- INSTRUCTIONS TO FOLLOW: Skip all pictures. Write out the data below from its first line through the line that contains "return (x - L) / PW, (B - y) / PH".
--------------------------------------------------
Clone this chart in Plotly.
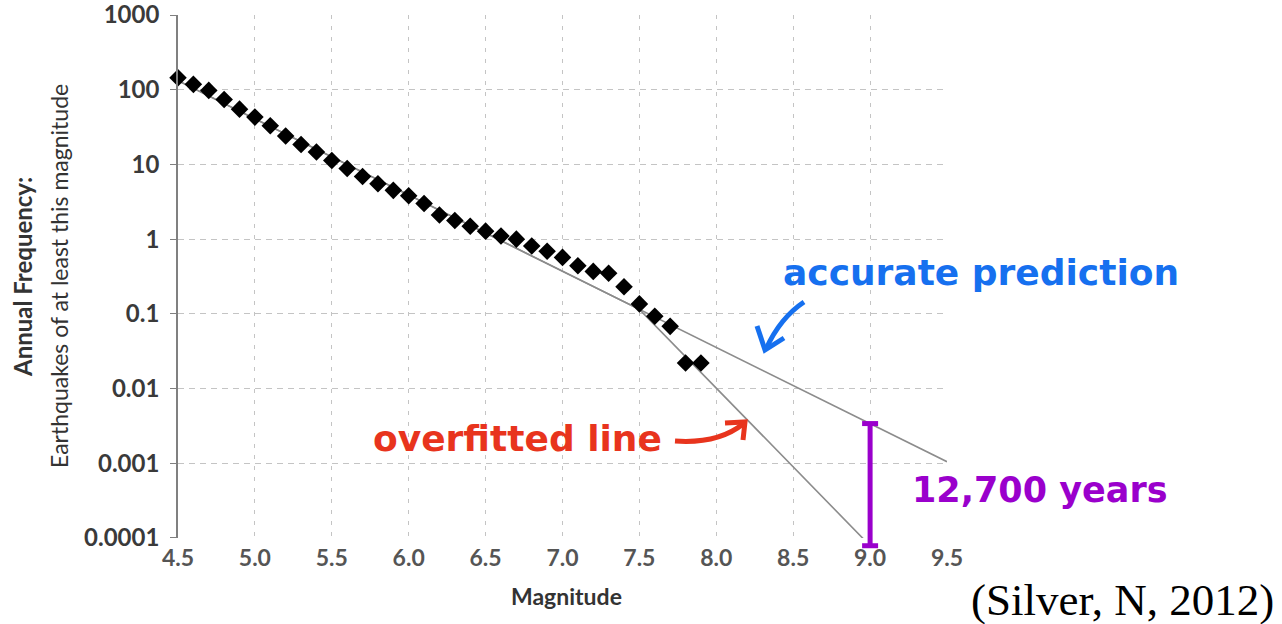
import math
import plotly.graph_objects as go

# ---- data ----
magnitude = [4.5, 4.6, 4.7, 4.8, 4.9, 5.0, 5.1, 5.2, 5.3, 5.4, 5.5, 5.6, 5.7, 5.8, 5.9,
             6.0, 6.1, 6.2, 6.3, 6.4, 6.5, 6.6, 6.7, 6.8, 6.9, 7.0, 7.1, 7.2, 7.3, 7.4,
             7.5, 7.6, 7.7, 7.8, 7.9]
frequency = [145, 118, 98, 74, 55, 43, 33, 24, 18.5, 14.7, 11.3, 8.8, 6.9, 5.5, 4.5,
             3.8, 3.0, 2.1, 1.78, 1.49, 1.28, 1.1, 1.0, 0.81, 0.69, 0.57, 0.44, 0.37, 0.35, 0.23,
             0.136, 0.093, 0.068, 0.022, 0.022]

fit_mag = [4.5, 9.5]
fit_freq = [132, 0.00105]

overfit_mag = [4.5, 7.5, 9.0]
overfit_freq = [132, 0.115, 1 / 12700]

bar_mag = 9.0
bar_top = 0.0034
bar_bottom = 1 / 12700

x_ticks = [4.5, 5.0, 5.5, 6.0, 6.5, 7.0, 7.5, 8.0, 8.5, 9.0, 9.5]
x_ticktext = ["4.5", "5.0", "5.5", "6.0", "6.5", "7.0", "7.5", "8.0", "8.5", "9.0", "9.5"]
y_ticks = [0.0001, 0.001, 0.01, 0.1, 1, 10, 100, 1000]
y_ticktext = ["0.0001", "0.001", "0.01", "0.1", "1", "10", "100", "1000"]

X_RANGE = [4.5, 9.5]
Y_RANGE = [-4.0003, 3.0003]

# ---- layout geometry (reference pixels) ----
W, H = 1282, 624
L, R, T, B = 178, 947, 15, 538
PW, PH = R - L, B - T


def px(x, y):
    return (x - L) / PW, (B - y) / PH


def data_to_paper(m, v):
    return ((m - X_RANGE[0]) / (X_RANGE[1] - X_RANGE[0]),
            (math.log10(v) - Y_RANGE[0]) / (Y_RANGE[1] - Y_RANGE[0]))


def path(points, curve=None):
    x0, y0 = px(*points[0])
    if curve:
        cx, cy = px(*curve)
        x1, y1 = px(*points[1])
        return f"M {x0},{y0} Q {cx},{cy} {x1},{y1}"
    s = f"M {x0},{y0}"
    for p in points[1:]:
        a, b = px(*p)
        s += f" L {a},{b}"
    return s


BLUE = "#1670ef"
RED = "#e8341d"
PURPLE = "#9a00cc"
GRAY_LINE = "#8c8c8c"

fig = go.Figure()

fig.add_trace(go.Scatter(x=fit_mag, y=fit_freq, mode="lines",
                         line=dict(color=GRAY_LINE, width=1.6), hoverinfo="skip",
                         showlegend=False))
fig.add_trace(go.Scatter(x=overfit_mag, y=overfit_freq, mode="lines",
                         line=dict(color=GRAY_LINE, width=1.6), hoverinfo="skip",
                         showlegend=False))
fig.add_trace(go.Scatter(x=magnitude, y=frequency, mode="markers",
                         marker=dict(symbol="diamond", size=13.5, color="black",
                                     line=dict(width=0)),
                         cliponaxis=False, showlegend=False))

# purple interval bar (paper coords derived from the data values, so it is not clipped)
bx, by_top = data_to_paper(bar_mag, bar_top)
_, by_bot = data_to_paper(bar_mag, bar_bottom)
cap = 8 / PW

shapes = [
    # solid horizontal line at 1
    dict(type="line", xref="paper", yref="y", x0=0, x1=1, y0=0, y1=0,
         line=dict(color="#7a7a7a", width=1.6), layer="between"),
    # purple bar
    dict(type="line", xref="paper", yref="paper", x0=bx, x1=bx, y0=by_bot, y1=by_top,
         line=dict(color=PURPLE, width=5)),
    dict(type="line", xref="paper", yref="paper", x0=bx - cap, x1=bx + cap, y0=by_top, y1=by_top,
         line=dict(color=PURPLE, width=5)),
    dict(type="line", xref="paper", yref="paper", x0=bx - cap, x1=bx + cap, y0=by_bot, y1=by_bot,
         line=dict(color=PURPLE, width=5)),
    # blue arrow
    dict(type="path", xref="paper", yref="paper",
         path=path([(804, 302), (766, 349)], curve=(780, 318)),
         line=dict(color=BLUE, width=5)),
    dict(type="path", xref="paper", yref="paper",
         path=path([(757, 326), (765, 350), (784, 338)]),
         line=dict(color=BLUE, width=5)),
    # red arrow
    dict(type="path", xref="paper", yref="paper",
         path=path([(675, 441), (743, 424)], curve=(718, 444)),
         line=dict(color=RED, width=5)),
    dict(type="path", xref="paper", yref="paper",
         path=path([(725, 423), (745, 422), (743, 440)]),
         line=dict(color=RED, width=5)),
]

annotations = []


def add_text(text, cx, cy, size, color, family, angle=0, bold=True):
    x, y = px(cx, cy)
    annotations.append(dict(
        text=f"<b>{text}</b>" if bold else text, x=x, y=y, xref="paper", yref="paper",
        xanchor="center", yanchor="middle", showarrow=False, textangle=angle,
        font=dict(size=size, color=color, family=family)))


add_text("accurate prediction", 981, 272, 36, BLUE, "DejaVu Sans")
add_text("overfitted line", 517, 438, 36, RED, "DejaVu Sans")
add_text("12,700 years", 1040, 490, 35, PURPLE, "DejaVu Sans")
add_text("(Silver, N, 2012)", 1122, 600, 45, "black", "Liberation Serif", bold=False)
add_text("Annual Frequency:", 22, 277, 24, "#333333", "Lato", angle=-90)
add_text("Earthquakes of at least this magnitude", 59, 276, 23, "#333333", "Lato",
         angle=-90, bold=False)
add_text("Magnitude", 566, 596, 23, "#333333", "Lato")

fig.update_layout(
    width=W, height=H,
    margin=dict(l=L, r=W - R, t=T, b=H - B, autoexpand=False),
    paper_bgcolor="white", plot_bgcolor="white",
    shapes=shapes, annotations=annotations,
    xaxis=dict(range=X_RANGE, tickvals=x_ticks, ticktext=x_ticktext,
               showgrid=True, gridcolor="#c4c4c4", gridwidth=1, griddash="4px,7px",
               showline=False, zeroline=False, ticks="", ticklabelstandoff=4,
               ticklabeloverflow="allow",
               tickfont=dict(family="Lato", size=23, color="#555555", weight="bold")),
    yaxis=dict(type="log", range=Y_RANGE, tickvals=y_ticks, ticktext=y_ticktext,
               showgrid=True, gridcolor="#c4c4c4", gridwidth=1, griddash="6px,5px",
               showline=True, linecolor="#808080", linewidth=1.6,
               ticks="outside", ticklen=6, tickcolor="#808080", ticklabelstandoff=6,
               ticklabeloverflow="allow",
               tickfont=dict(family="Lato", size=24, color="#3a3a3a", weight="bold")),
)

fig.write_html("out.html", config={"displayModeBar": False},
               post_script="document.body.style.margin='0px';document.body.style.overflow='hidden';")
--------------------------------------------------
- REPLY TO THE TASK:
Clone this chart in Plotly.
import math
import plotly.graph_objects as go

# ---- data ----
magnitude = [4.5, 4.6, 4.7, 4.8, 4.9, 5.0, 5.1, 5.2, 5.3, 5.4, 5.5, 5.6, 5.7, 5.8, 5.9,
             6.0, 6.1, 6.2, 6.3, 6.4, 6.5, 6.6, 6.7, 6.8, 6.9, 7.0, 7.1, 7.2, 7.3, 7.4,
             7.5, 7.6, 7.7, 7.8, 7.9]
frequency = [145, 118, 98, 74, 55, 43, 33, 24, 18.5, 14.7, 11.3, 8.8, 6.9, 5.5, 4.5,
             3.8, 3.0, 2.1, 1.78, 1.49, 1.28, 1.1, 1.0, 0.81, 0.69, 0.57, 0.44, 0.37, 0.35, 0.23,
             0.136, 0.093, 0.068, 0.022, 0.022]

fit_mag = [4.5, 9.5]
fit_freq = [132, 0.00105]

overfit_mag = [4.5, 7.5, 9.0]
overfit_freq = [132, 0.115, 1 / 12700]

bar_mag = 9.0
bar_top = 0.0034
bar_bottom = 1 / 12700

x_ticks = [4.5, 5.0, 5.5, 6.0, 6.5, 7.0, 7.5, 8.0, 8.5, 9.0, 9.5]
x_ticktext = ["4.5", "5.0", "5.5", "6.0", "6.5", "7.0", "7.5", "8.0", "8.5", "9.0", "9.5"]
y_ticks = [0.0001, 0.001, 0.01, 0.1, 1, 10, 100, 1000]
y_ticktext = ["0.0001", "0.001", "0.01", "0.1", "1", "10", "100", "1000"]

X_RANGE = [4.5, 9.5]
Y_RANGE = [-4.0003, 3.0003]

# ---- layout geometry (reference pixels) ----
W, H = 1282, 624
L, R, T, B = 178, 947, 15, 538
PW, PH = R - L, B - T


def px(x, y):
    return (x - L) / PW, (B - y) / PH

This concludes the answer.